CHP systems also save money and decrease emissions through reductions in energy grid purchases while ensuring better patient outcomes. They can be up to 85 percent efficient, whereas traditional power generation systems are often only 33 percent efficient. According to a recent report, adding a 1-megawatt CHP system can save a hospital up to $700,000 annually through increased efficiency.7

Health care sector is an established market with additional opportunities

CHP systems provide over 82 gigawatts of generation capacity at more than 4,100 facilities in the United States, of which more than 130 are nursing facilities and 220 are hospitals. In 2013, 9 percent of existing CHP capacity was in hospitals.8 But more can and should be done.

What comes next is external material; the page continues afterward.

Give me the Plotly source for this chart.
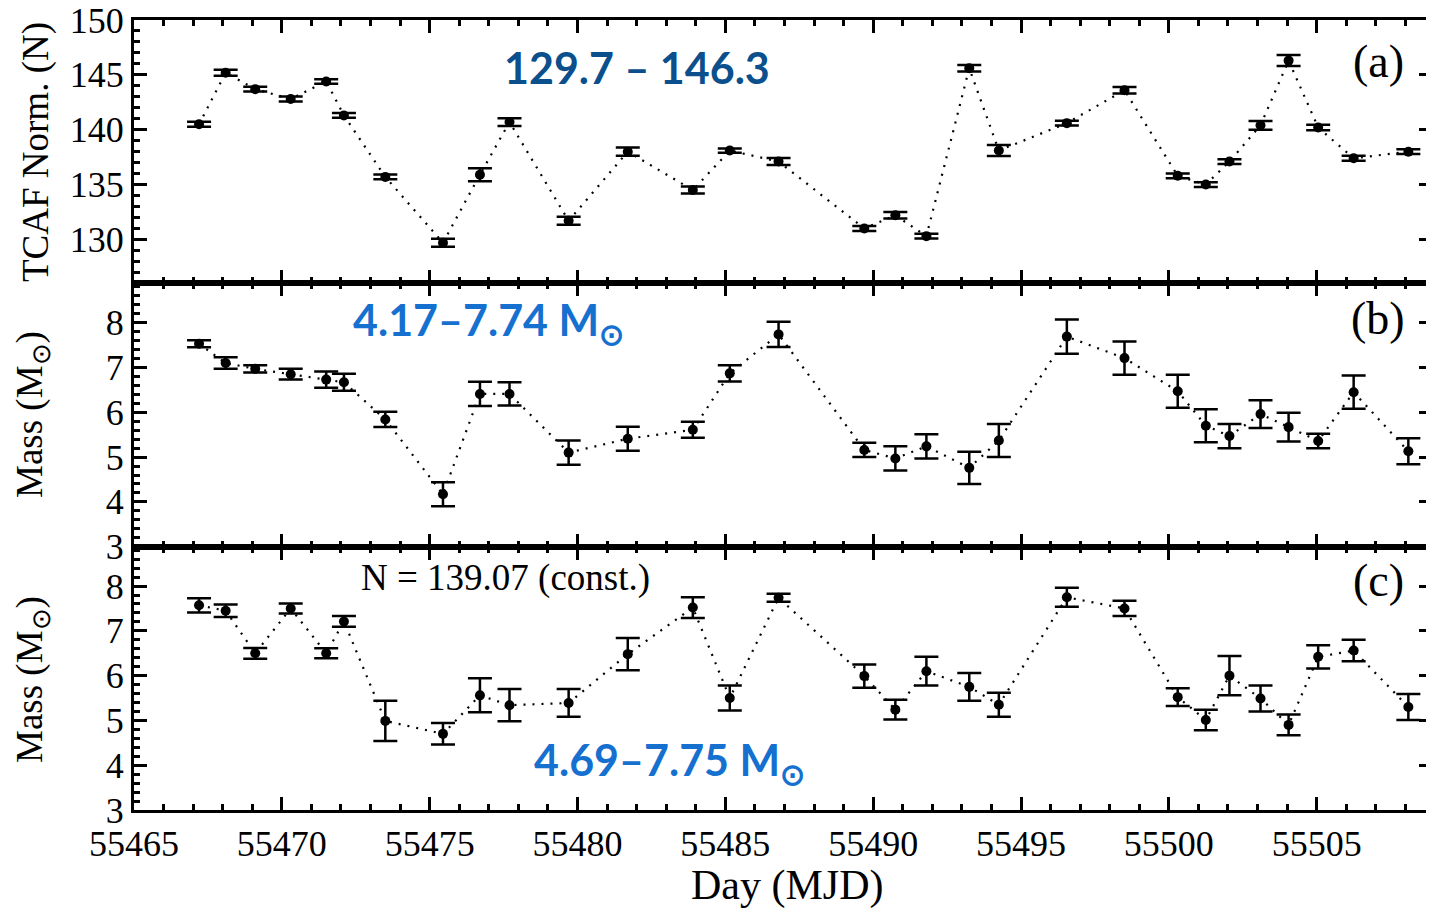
import plotly.graph_objects as go
from plotly.subplots import make_subplots

# ---------------- data ----------------
days = [55467.2, 55468.1, 55469.1, 55470.3, 55471.5, 55472.1, 55473.5, 55475.45,
        55476.7, 55477.7, 55479.7, 55481.7, 55483.9, 55485.15, 55486.8, 55489.7,
        55490.75, 55491.8, 55493.25, 55494.25, 55496.55, 55498.5, 55500.3, 55501.25,
        55502.05, 55503.1, 55504.05, 55505.05, 55506.25, 55508.1]

tcaf_norm = [140.5, 145.2, 143.7, 142.8, 144.4, 141.3, 135.7, 129.7, 135.9, 140.7,
             131.7, 138.0, 134.5, 138.1, 137.1, 131.0, 132.2, 130.3, 145.6, 138.1,
             140.6, 143.6, 135.8, 135.0, 137.1, 140.4, 146.3, 140.2, 137.4, 138.0]
tcaf_norm_err = [0.22, 0.27, 0.22, 0.22, 0.2, 0.22, 0.22, 0.37, 0.6, 0.35,
                 0.37, 0.37, 0.32, 0.2, 0.32, 0.22, 0.3, 0.22, 0.3, 0.5,
                 0.22, 0.3, 0.22, 0.22, 0.22, 0.4, 0.5, 0.25, 0.22, 0.22]

mass_var_n = [7.53, 7.10, 6.97, 6.85, 6.73, 6.67, 5.84, 4.17, 6.41, 6.41,
              5.10, 5.41, 5.61, 6.87, 7.74, 5.16, 4.97, 5.24, 4.76, 5.37,
              7.69, 7.21, 6.47, 5.70, 5.47, 5.96, 5.67, 5.36, 6.45, 5.13]
mass_var_n_err = [0.08, 0.13, 0.08, 0.12, 0.18, 0.19, 0.17, 0.27, 0.27, 0.26,
                  0.27, 0.27, 0.18, 0.18, 0.28, 0.16, 0.27, 0.27, 0.36, 0.37,
                  0.38, 0.37, 0.37, 0.37, 0.27, 0.31, 0.32, 0.16, 0.37, 0.29]

mass_const_n = [7.57, 7.45, 6.50, 7.50, 6.50, 7.21, 4.99, 4.70, 5.56, 5.34,
                5.39, 6.48, 7.52, 5.50, 7.74, 5.99, 5.24, 6.10, 5.75, 5.35,
                7.75, 7.50, 5.52, 5.01, 6.00, 5.49, 4.90, 6.42, 6.56, 5.30]
mass_const_n_err = [0.16, 0.14, 0.12, 0.11, 0.11, 0.12, 0.45, 0.24, 0.38, 0.36,
                    0.31, 0.36, 0.23, 0.28, 0.09, 0.26, 0.22, 0.32, 0.31, 0.27,
                    0.21, 0.17, 0.2, 0.23, 0.44, 0.29, 0.23, 0.26, 0.24, 0.29]

x_range = [55465, 55508.9]
serif = "Liberation Serif"
sans = "Lato"

fig = make_subplots(rows=3, cols=1, shared_xaxes=True, vertical_spacing=0)

series = [(tcaf_norm, tcaf_norm_err), (mass_var_n, mass_var_n_err),
          (mass_const_n, mass_const_n_err)]
for row, (vals, errs) in enumerate(series, start=1):
    fig.add_trace(go.Scatter(
        x=days, y=vals, mode="lines+markers",
        line=dict(color="black", width=2.2, dash="2px,7px"),
        marker=dict(color="black", size=10),
        error_y=dict(type="data", array=errs, visible=True, color="black",
                     thickness=2.5, width=12),
        showlegend=False), row=row, col=1)

axis_common = dict(showline=True, linewidth=3, linecolor="black", mirror="allticks",
                   ticks="inside", ticklen=13, tickwidth=3, tickcolor="black",
                   showgrid=False, zeroline=False, automargin=False,
                   ticklabeloverflow="allow",
                   tickfont=dict(family=serif, size=36, color="black"))

for row in (1, 2, 3):
    fig.update_xaxes(range=x_range, dtick=5, tick0=55465, tickformat="d",
                     minor=dict(dtick=1, ticks="inside", ticklen=6, tickwidth=2.5,
                                tickcolor="black", showgrid=False),
                     **axis_common, row=row, col=1)

fig.update_yaxes(range=[126, 150], dtick=5, tick0=130,
                 minor=dict(dtick=1, ticks="inside", ticklen=6, tickwidth=2.5,
                            tickcolor="black", showgrid=False),
                 **axis_common, row=1, col=1)
for row in (2, 3):
    fig.update_yaxes(range=[3, 8.88], dtick=1, tick0=3,
                     minor=dict(dtick=0.2, ticks="inside", ticklen=6, tickwidth=2.5,
                                tickcolor="black", showgrid=False),
                     **axis_common, row=row, col=1)

# the page body adds an 8px offset; size the figure so the plot lands where it should
OFF = 8
W, H = 1426, 902
ml, mr, mt, mb = 126, 2, 12, 100
pw, ph = W - ml - mr, H - mt - mb


def px(xp):
    return (xp - OFF - ml) / pw


def py(yp):
    return 1 - (yp - OFF - mt) / ph


annos = [
    dict(text="(a)", x=px(1378), y=py(62), font=dict(family=serif, size=46, color="black")),
    dict(text="(b)", x=px(1378), y=py(318), font=dict(family=serif, size=46, color="black")),
    dict(text="(c)", x=px(1378), y=py(580), font=dict(family=serif, size=46, color="black")),
    dict(text="<b>129.7 – 146.3</b>", x=px(637), y=py(68),
         font=dict(family=sans, size=43, color="#0b4f8c")),
    dict(text="<b>4.17–7.74 M<sub>⊙</sub></b>", x=px(488), y=py(322),
         font=dict(family=sans, size=43, color="#1570cf")),
    dict(text="N = 139.07 (const.)", x=px(505), y=py(578),
         font=dict(family=serif, size=37, color="black")),
    dict(text="<b>4.69–7.75 M<sub>⊙</sub></b>", x=px(669), y=py(762),
         font=dict(family=sans, size=43, color="#1570cf")),
    dict(text="TCAF Norm. (N)", x=px(36), y=py(152), textangle=-90,
         font=dict(family=serif, size=37, color="black")),
    dict(text="Mass (M<sub>⊙</sub>)", x=px(32), y=py(415), textangle=-90,
         font=dict(family=serif, size=37, color="black")),
    dict(text="Mass (M<sub>⊙</sub>)", x=px(32), y=py(680), textangle=-90,
         font=dict(family=serif, size=37, color="black")),
    dict(text="Day (MJD)", x=px(787), y=py(885),
         font=dict(family=serif, size=42, color="black")),
]
for a in annos:
    a.update(xref="paper", yref="paper", showarrow=False,
             xanchor="center", yanchor="middle")

fig.update_layout(width=W, height=H, margin=dict(l=ml, r=mr, t=mt, b=mb),
                  plot_bgcolor="white", paper_bgcolor="white",
                  annotations=annos, showlegend=False)

fig.write_html("out.html")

Upfront capital costs remain a barrier

CHP systems need upfront financing to cover the cost of equipment, installation, and regulatory or permitting fees. Once systems are operational, initial investments are typically recovered through savings from lower energy costs over the life of the equipment. Incentives, such as the federal investment tax credit (ITC) for industrial energy efficiency projects, can lower investment paybacks, but the current ITC requirements are restrictive, allowing only some projects to qualify. Because not-for-profit hospitals do not generally pay taxes, they cannot directly take advantage of the ITC. Still, hospitals can enter into an arrangement with a qualifying third party that installs, owns, and operates the CHP system. The third party, which can file for the ITC, then sells the electricity back to the hospital under a power purchase agreement or similar arrangement, allowing facilities to leverage tax and other advantages that would not be available directly to nonprofit entities.

Policy updates are needed

In 2013, President Barack Obama established the Hurricane Sandy Rebuilding Task Force, which made energy resiliency a top priority. CHP was identified as an effective approach to significantly increase building and community access to energy during grid failures. The task force found the systems to be such an essential component of those efforts that a guide was produced to raise awareness and educate developers, critical facilities, and the public on the role of CHP technology in emergency planning.9 In the Northeast, the mid-Atlantic, Texas, and Louisiana, hurricane damage has been a catalyst for adoption of state-based policies that seek installation of CHP systems to support critical infrastructure, including medical facilities, during emergencies.

Because of the ability of CHP to help save lives, reduce costs and pollution, withstand extreme weather, and operate during blackouts, its adoption should be encouraged at all medical facilities and other buildings that provide critical services to communities.

However, health care facilities face financial barriers to investing in these systems. Improving the ITC for industrial energy efficiency can go a long way toward increasing adoption of CHP. Currently the credit is limited to 10 percent for the first 15 MW of a project’s total size. These limits prevent large industrial users such as medical facilities from accessing the tax incentive. With small modifications to the ITC, such as removing restrictions and setting flexible incentives, more major energy users could install these systems, making them more efficient, productive, and competitive.


  1. Boston Green Ribbon Commission and Health Care Without Harm, Powering the Future of Health Care: Financial and Operational Resilience: A Combined Heat and Power Guide for Massachusetts Hospital Decision Makers (2013),
  2. Jason Oliva, “Nursing Home Resident Mortality Rates Skyrocket 218% Following Evacuation,” Senior Housing News, Nov. 28, 2012,
  3. Boston Green Ribbon Commission and Health Care Without Harm, Powering the Future of Health Care.
  4. Department of Housing and Urban Development, “Hurricane Sandy Rebuilding Task Force Releases Rebuilding Strategy,” news release, Aug. 19, 2013,
  5. Boston Green Ribbon Commission and Health Care Without Harm, Powering the Future of Health Care.
  6. Ibid.
  7. Ibid.
  8. Ibid.
  9. U.S. Department of Energy, U.S. Department of Housing and Urban Development, U.S. Environmental Protection Agency, Guide to Using Combined Heat and Power for Enhancing Reliability and Resiliency in Buildings (2013), manufacturing/ distributedenergy/pdfs/ chp_for_reliability_guidance.pdf.